Opinion
Sac. No. 551.
October 11, 1899.
APPEAL from a judgment of the Superior Court of Kings County. Justin Jacobs, Judge.
The facts are stated in the opinion.
Dixon L. Phillips, for Appellant.
Cosmor B. Clark, for Respondent.
Trover. Plaintiff had judgment for the sum of two hundred and twenty dollars, from which defendant appeals on the judgment-roll alone. The pleadings are verified. The court found as facts that defendant was sheriff of Kings county during all the times mentioned in the complaint; that plaintiff was the owner and holder of a certain chattel mortgage, executed by one M.P. Troxler on certain horses therein described, to secure the indebtedness of the latter to plaintiff, and that said mortgage had been duly recorded in the records of said county; that afterward, to wit, on May 20, 1897, defendant, as sheriff, "without paying or tendering to plaintiff the amount of plaintiff's said mortgage debt and the interest due thereon, and without depositing said amount thereof with the county clerk or treasurer, as required by the provisions of 2969 of the Civil Code of the State of California, as such sheriff and acting in that capacity, levied upon, seized, and took and carried away the whole of said mortgaged property," except a horse called Medium and said taking was by virtue of a writ of attachment in a certain suit wherein the Bank of Oroville was plaintiff and M.P. Troxler and Sarah A. Troxler were defendants; that on May 24, 1897, plaintiff served a written notice upon defendant, duly verified, of the existence of said mortgage, and demanded that defendant pay to plaintiff the amount of said mortgage debt due plaintiff or that he release said property from said attachment; that defendant refused to do the one or the other, and still refuses, or to deposit the sum due with the county clerk or treasurer, or to tender plaintiff said amount, or to release said property so taken, "excepting those two certain horses named Molly and Pat, which were released"; that the amount of the mortgage debt was seven hundred and thirty-two dollars and ninety-four cents, and interest thereon four dollars and six cents; "that the value of said personal property so taken by defendant was at the time of the taking and is of the value of two hundred and twenty dollars."

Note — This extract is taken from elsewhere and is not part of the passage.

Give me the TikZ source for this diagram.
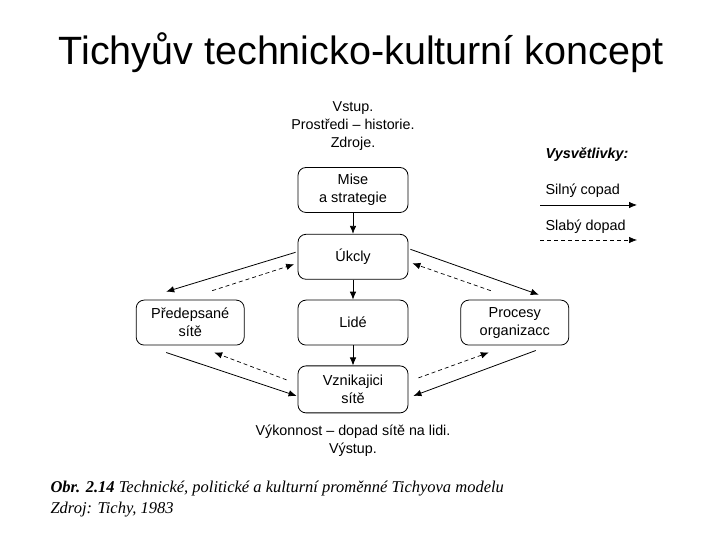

As conclusion of law the court found that plaintiff was entitled to judgment for two hundred and twenty dollars, and judgment for that sum was accordingly entered.

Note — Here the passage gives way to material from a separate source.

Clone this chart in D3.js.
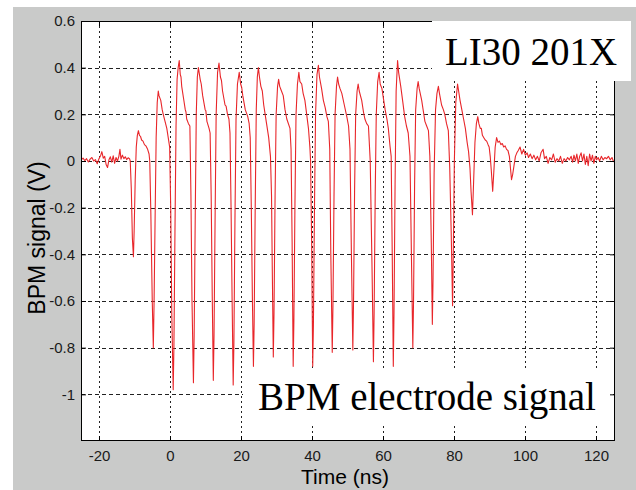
<!DOCTYPE html>
<html><head><meta charset="utf-8">
<script src="https://cdn.jsdelivr.net/npm/d3@7"></script>
<style>
html,body{margin:0;padding:0;background:#fff;}
svg{display:block;}
</style></head>
<body>
<script>
// ---- data ----
const xTicks = [-20, 0, 20, 40, 60, 80, 100, 120];
const xTickLabels = ["-20", "0", "20", "40", "60", "80", "100", "120"];
const yTicks = [0.6, 0.4, 0.2, 0, -0.2, -0.4, -0.6, -0.8, -1];
const yTickLabels = ["0.6", "0.4", "0.2", "0", "-0.2", "-0.4", "-0.6", "-0.8", "-1"];
const xLabel = "Time (ns)";
const yLabel = "BPM signal (V)";
const titleTop = "LI30 201X";
const titleBottom = "BPM electrode signal";

// time (ns), signal (V)
const preTrigger = [
[-25.0,0.005],[-24.5,0.012],[-24.0,0.002],[-23.5,0.010],[-23.0,-0.004],[-22.5,0.008],[-22.0,0.015],[-21.5,0.000],[-21.0,0.006],[-20.5,-0.012],[-20.0,0.010],[-19.5,0.025],[-19.2,0.040],[-18.8,0.012],[-18.4,0.020],[-18.0,-0.015],[-17.6,-0.028],[-17.2,0.005],[-16.8,0.018],[-16.4,-0.005],[-16.0,0.022],[-15.6,-0.010],[-15.2,0.015],[-14.8,0.000],[-14.4,0.020],[-14.1,0.050],[-13.8,0.008],[-13.4,0.025],[-13.0,0.010],[-12.6,0.018],[-12.2,0.006],[-11.8,0.014],[-11.4,0.010]
];
const bunchTrain = [
[-11.2,0.00],[-10.9,-0.12],[-10.6,-0.33],[-10.3,-0.41],[-10.1,-0.30],[-9.8,-0.08],[-9.5,0.06],[-9.2,0.11],[-8.9,0.13],[-8.6,0.11],[-8.3,0.105],[-8.0,0.09],[-7.6,0.085],[-7.2,0.07],[-6.8,0.065],[-6.3,0.05],[-5.9,0.03],[-5.7,0.00],
[-5.4,-0.22],[-5.0,-0.60],[-4.7,-0.80],[-4.5,-0.62],[-4.2,-0.25],[-3.9,0.10],[-3.6,0.25],[-3.3,0.30],[-3.1,0.28],[-2.6,0.26],[-2.2,0.22],[-1.9,0.20],[-1.4,0.17],[-0.9,0.14],[-0.5,0.10],[-0.1,0.06],
[0.2,-0.20],[0.5,-0.65],[0.9,-0.98],[1.1,-0.80],[1.4,-0.30],[1.7,0.15],[2.0,0.35],[2.3,0.40],[2.6,0.43],[2.9,0.37],[3.1,0.36],[3.3,0.32],[3.8,0.27],[4.3,0.22],[4.5,0.21],[4.7,0.18],[5.2,0.16],[5.6,0.15],
[5.9,-0.15],[6.2,-0.60],[6.6,-0.95],[6.8,-0.75],[7.1,-0.25],[7.4,0.20],[7.7,0.36],[8.0,0.40],[8.5,0.35],[8.8,0.33],[9.2,0.28],[9.9,0.22],[10.1,0.215],[10.4,0.17],[11.0,0.14],[11.3,0.12],
[11.6,-0.15],[11.9,-0.58],[12.2,-0.94],[12.4,-0.75],[12.7,-0.25],[13.0,0.20],[13.4,0.38],[13.8,0.42],[14.2,0.36],[14.5,0.345],[14.8,0.30],[15.5,0.24],[15.8,0.235],[16.2,0.20],[16.6,0.18],[16.9,0.12],
[17.2,-0.20],[17.5,-0.60],[17.8,-0.96],[18.0,-0.78],[18.3,-0.25],[18.6,0.18],[19.0,0.33],[19.5,0.38],[19.9,0.33],[20.2,0.315],[20.5,0.28],[21.2,0.22],[21.9,0.19],[22.3,0.16],[22.6,0.10],
[22.9,-0.20],[23.2,-0.58],[23.5,-0.88],[23.7,-0.70],[24.0,-0.20],[24.3,0.22],[24.6,0.36],[24.9,0.40],[25.2,0.36],[25.6,0.32],[26.0,0.30],[26.4,0.24],[27.2,0.16],[27.8,0.10],[28.3,0.02],[28.6,-0.15],
[28.8,-0.45],[29.1,-0.84],[29.3,-0.65],[29.6,-0.15],[29.9,0.20],[30.3,0.32],[30.6,0.35],[30.9,0.32],[31.4,0.30],[31.9,0.28],[32.4,0.22],[32.9,0.18],[33.8,0.14],[34.1,0.05],[34.4,-0.35],
[34.7,-0.88],[34.9,-0.68],[35.2,-0.18],[35.5,0.20],[35.9,0.33],[36.3,0.38],[36.6,0.34],[37.1,0.33],[37.5,0.29],[38.0,0.26],[38.5,0.20],[39.0,0.14],[39.4,0.06],[39.6,0.00],[39.9,-0.35],
[40.2,-0.88],[40.4,-0.70],[40.7,-0.20],[41.0,0.20],[41.4,0.37],[41.8,0.41],[42.1,0.36],[42.7,0.31],[43.2,0.26],[43.7,0.23],[44.2,0.19],[44.6,0.17],[45.0,0.05],[45.3,-0.40],
[45.7,-0.82],[45.9,-0.62],[46.2,-0.15],[46.5,0.20],[46.9,0.32],[47.2,0.36],[47.5,0.33],[47.9,0.31],[48.4,0.29],[49.1,0.24],[49.8,0.19],[50.3,0.15],[50.7,0.05],[51.1,-0.40],
[51.5,-0.81],[51.7,-0.60],[52.0,-0.12],[52.3,0.20],[52.7,0.30],[53.0,0.33],[53.3,0.30],[54.0,0.26],[54.5,0.21],[54.9,0.18],[55.4,0.16],[55.9,0.15],[56.4,0.00],[56.9,-0.45],
[57.3,-0.86],[57.5,-0.65],[57.8,-0.15],[58.1,0.20],[58.5,0.34],[58.9,0.38],[59.2,0.33],[59.7,0.31],[60.2,0.26],[60.6,0.22],[61.1,0.18],[61.5,0.14],[62.0,0.06],[62.3,0.02],[62.6,-0.40],
[62.9,-0.88],[63.1,-0.65],[63.4,-0.10],[63.7,0.30],[64.1,0.43],[64.4,0.38],[65.0,0.32],[65.6,0.25],[66.1,0.19],[66.6,0.15],[67.1,0.12],[67.6,0.02],[68.0,-0.40],
[68.4,-0.80],[68.6,-0.60],[68.9,-0.10],[69.2,0.22],[69.6,0.31],[69.9,0.34],[70.2,0.31],[70.9,0.26],[71.4,0.21],[71.8,0.17],[72.3,0.15],[72.8,0.13],[73.2,0.02],[73.6,-0.35],
[73.9,-0.70],[74.1,-0.50],[74.4,-0.05],[74.8,0.22],[75.2,0.29],[75.6,0.32],[75.9,0.29],[76.5,0.24],[77.0,0.22],[77.4,0.20],[77.9,0.16],[78.4,0.13],[78.8,-0.03],[79.2,-0.30],
[79.6,-0.62],[79.8,-0.40],[80.1,0.00],[80.5,0.25],[81.0,0.33],[81.3,0.30],[81.7,0.26],[82.2,0.22],[82.7,0.18],[83.2,0.14],[83.7,0.08],[84.1,0.04],[84.5,-0.03],[84.8,-0.13],
[85.2,-0.23],[85.5,-0.10],[85.9,0.08],[86.3,0.16],[86.7,0.19],[87.0,0.16],[87.4,0.14],[87.7,0.14],[88.0,0.11],[88.4,0.10],[88.8,0.09],[89.2,0.085],[89.6,0.07],[89.9,0.06],[90.2,0.02],[90.5,-0.04],
[90.9,-0.13],[91.2,-0.05],[91.6,0.06],[92.0,0.10],[92.4,0.08],[92.8,0.085],[93.2,0.07],[93.6,0.075],[94.0,0.06],[94.4,0.065],[94.8,0.05],[95.2,0.045],[95.6,0.02],[95.9,-0.03],[96.2,-0.08],[96.5,-0.06],[96.9,-0.02],[97.3,0.02],[97.7,0.035]
];
const tail = [
[98.1,0.045],[98.6,0.06],[99.1,0.03],[99.6,0.05],[100.1,0.025],[100.6,0.035],[101.0,0.015],[101.5,0.03],[102.0,0.01],[102.5,0.025],[103.0,0.005],[103.5,0.02],[104.0,0.0],[104.5,0.035],[105.1,0.05],[105.5,0.01],[106.0,0.02],[106.5,-0.01],[107.0,0.015],[107.5,0.005],[108.0,0.03],[108.5,-0.005],[109.0,0.01],[109.5,0.0],[110.0,0.02],[110.5,-0.01],[111.0,0.01],[111.5,0.0],[112.0,0.015],[112.5,0.005],[113.0,0.02],[113.4,-0.005],[113.8,0.025],[114.2,0.0],[114.6,0.03],[115.0,-0.01],[115.4,0.02],[115.8,0.035],[116.2,0.0],[116.6,0.03],[117.0,-0.015],[117.4,0.02],[117.8,-0.02],[118.2,0.03],[118.6,0.0],[119.0,0.025],[119.4,-0.01],[119.8,0.02],[120.2,0.005],[120.6,0.015],[121.0,0.0],[121.5,0.02],[122.0,0.005],[122.5,0.015],[123.0,0.01],[123.5,0.02],[124.0,0.005],[124.5,0.015],[125.0,-0.005]
];

// ---- layout ----
const W = 636, H = 490;
const plot = {left: 81, top: 21, right: 615, bottom: 441};

const svg = d3.select("body").append("svg").attr("width", W).attr("height", H);

// figure background
svg.append("rect").attr("x", 0).attr("y", 0).attr("width", W).attr("height", H).attr("fill", "#ffffff");
svg.append("rect").attr("x", 13).attr("y", 7).attr("width", W - 13).attr("height", H - 7).attr("fill", "#c9cac9");

const x = d3.scaleLinear().domain([-25.07, 125.35]).range([plot.left, plot.right]);
const y = d3.scaleLinear().domain([-1.2, 0.6]).range([plot.bottom, plot.top]);

svg.append("rect").attr("x", plot.left).attr("y", plot.top)
  .attr("width", plot.right - plot.left).attr("height", plot.bottom - plot.top).attr("fill", "#fff");

// grid
const grid = svg.append("g");
grid.selectAll("line.v").data(xTicks).join("line").attr("class", "v")
  .attr("x1", d => Math.round(x(d)) + 0.5).attr("x2", d => Math.round(x(d)) + 0.5)
  .attr("y1", plot.top).attr("y2", plot.bottom)
  .attr("stroke", "#222").attr("stroke-width", 1).attr("stroke-dasharray", "2,3");
grid.selectAll("line.h").data(yTicks.filter(d => d < 0.6)).join("line").attr("class", "h")
  .attr("y1", d => Math.round(y(d)) + 0.5).attr("y2", d => Math.round(y(d)) + 0.5)
  .attr("x1", plot.left).attr("x2", plot.right)
  .attr("stroke", "#222").attr("stroke-width", 1).attr("stroke-dasharray", "4,3");

// signal
const signal = preTrigger.concat(bunchTrain, tail);
const line = d3.line().x(d => x(d[0])).y(d => y(d[1]));
svg.append("path").datum(signal).attr("d", line)
  .attr("fill", "none").attr("stroke", "#e8262a").attr("stroke-width", 1.1).attr("stroke-linejoin", "round");

// bottom text box
svg.append("rect").attr("x", 243).attr("y", 368).attr("width", 370).attr("height", 57).attr("fill", "#fff");
svg.append("text").attr("x", 258).attr("y", 410)
  .attr("font-family", "'Liberation Serif','Times New Roman',serif").attr("font-size", 39).attr("fill", "#000")
  .text(titleBottom);

// frame
svg.append("rect").attr("x", plot.left + 0.5).attr("y", plot.top + 0.5)
  .attr("width", plot.right - plot.left - 1).attr("height", plot.bottom - plot.top - 1)
  .attr("fill", "none").attr("stroke", "#000").attr("stroke-width", 1);

// axes (ticks inward)
const tickFont = "'Liberation Sans Narrow','Liberation Sans',Arial,sans-serif";
const gx = svg.append("g").attr("transform", `translate(0,${plot.bottom})`)
  .call(d3.axisBottom(x).tickValues(xTicks).tickFormat((d, i) => xTickLabels[i]).tickSizeInner(-5).tickSizeOuter(0).tickPadding(9));
const gy = svg.append("g").attr("transform", `translate(${plot.left},0)`)
  .call(d3.axisLeft(y).tickValues(yTicks).tickFormat((d, i) => yTickLabels[i]).tickSizeInner(-5).tickSizeOuter(0).tickPadding(6));
const gt = svg.append("g").attr("transform", `translate(0,${plot.top})`)
  .call(d3.axisTop(x).tickValues(xTicks).tickFormat("").tickSizeInner(-5).tickSizeOuter(0));
const gr = svg.append("g").attr("transform", `translate(${plot.right},0)`)
  .call(d3.axisRight(y).tickValues(yTicks).tickFormat("").tickSizeInner(-5).tickSizeOuter(0));
[gx, gy, gt, gr].forEach(g => {
  g.select(".domain").remove();
  g.selectAll("line").attr("stroke", "#000");
  g.selectAll("text").attr("font-family", tickFont).attr("font-size", 15).attr("fill", "#1a1a1a");
});

// top text box
svg.append("rect").attr("x", 432).attr("y", 21).attr("width", 199).attr("height", 60).attr("fill", "#fff");
svg.append("text").attr("x", 445).attr("y", 65)
  .attr("font-family", "'Liberation Serif','Times New Roman',serif").attr("font-size", 39).attr("fill", "#000")
  .text(titleTop);

// axis labels
svg.append("text").attr("x", 345).attr("y", 484).attr("text-anchor", "middle")
  .attr("font-family", "'Liberation Sans',Arial,sans-serif").attr("font-size", 21).attr("fill", "#000")
  .text(xLabel);
svg.append("text").attr("transform", "translate(45,238) rotate(-90)").attr("text-anchor", "middle")
  .attr("font-family", "'Liberation Sans',Arial,sans-serif").attr("font-size", 23).attr("fill", "#000")
  .text(yLabel);
</script>
</body></html>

1. Appellant contends that the complaint is fatally defective in failing to allege the property to be of any value. (Citing Irwin v. McDowell, 91 Cal. 122.) It was held in that case upon the question of the measure of damages that plaintiff's recovery should be "the full amount of the mortgage debt, if the property is worth enough to pay it; if not, then such amount only as it is worth." No question of pleading arose in the case or was decided by it. Plaintiff here alleged in his complaint the amount due upon the mortgage and claimed damage for that amount. We think this was sufficient to support the judgment for the value, which was much less than the mortgage debt. If the property in fact was of less value it was matter of defense. (Civ. Code, secs. 2629, 3338; Irwin v. McDowell, supra.)
Defendant alleged the value of the property to be no more than one hundred dollars. This allegation was deemed to be controverted, and the issue of the value of the property was thus presented.
2. There is nothing in appellant's point that the court failed to find upon the issue raised by the allegation of the answer that defendant did release the "mare named `Mollie' and the mare named `Pat' immediately after they were attached." The finding is, that "those two certain horses named Molly and Pat were released." There were no other horses or mares thus designated in the chattel mortgage. We think it sufficiently clear that the court intended by the finding to refer to the identical animals described in the answer and the complaint. The term "horse" is generic and includes ordinarily the different species of the animal, however diversified by age, sex, or artificial means. (Anderson's Law Dictionary.)
I advise that the judgment be affirmed.
Britt, C., and Cooper, C., concurred.
For the reasons given in the foregoing opinion the judgment is affirmed. Garoutte, J., Harrison, J., Van Dyke, J.